Early reporting seems to show that the owner of The One Ring card, who wishes to remain anonymous, is currently in Ontario Canada and has secured the services of an attorney. And that’s a great first step, representatives from Ontario Tax Services and Argyle Tax Service told Polygon by telephone, because they now need to establish the provenance of the card.

If the card was purchased at a store as part of a blind pack of cards, which in all likelihood it was, then the sale of that card will likely be considered a capital gain. The same Canadian tax laws apply regardless of whether or not the card came from the purchase of a single pack (roughly $12.99) or a box of packs (which crested $518 at launch on June 23). Once sold, Canada’s progressive rate then goes into effect, making 50% of the sale taxable at 49%.

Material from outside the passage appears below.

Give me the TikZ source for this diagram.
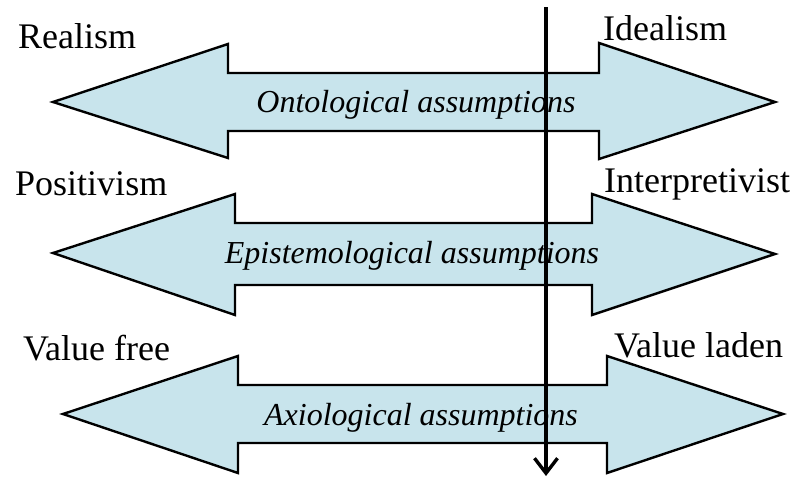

If our lucky ring bearer cashes out for $2 million — currently the highest bid, coming from Spain — they will owe roughly $490,000, according to the tax professionals we spoke with.

So what if the bearer of The One Ring simply found the card — say, at the bottom of a stream, or on a shallow lake bed while fishing with a family member? Well, then the full amount of the transaction would be taxable. A sale at $2 million, in this scenario, would net the Canadian government $980,000.

But what if the bearer was given The Ring by a family member — say, a distant uncle on the eve of his one-hundred-eleventh birthday celebration? In that case, one tax professional said, the sale could be transacted entirely tax free.

So, I guess the old adage really does prove out: Keep it secret. Keep it safe. And keep it around for a few generations if you want to avoid paying taxes on it in Canada.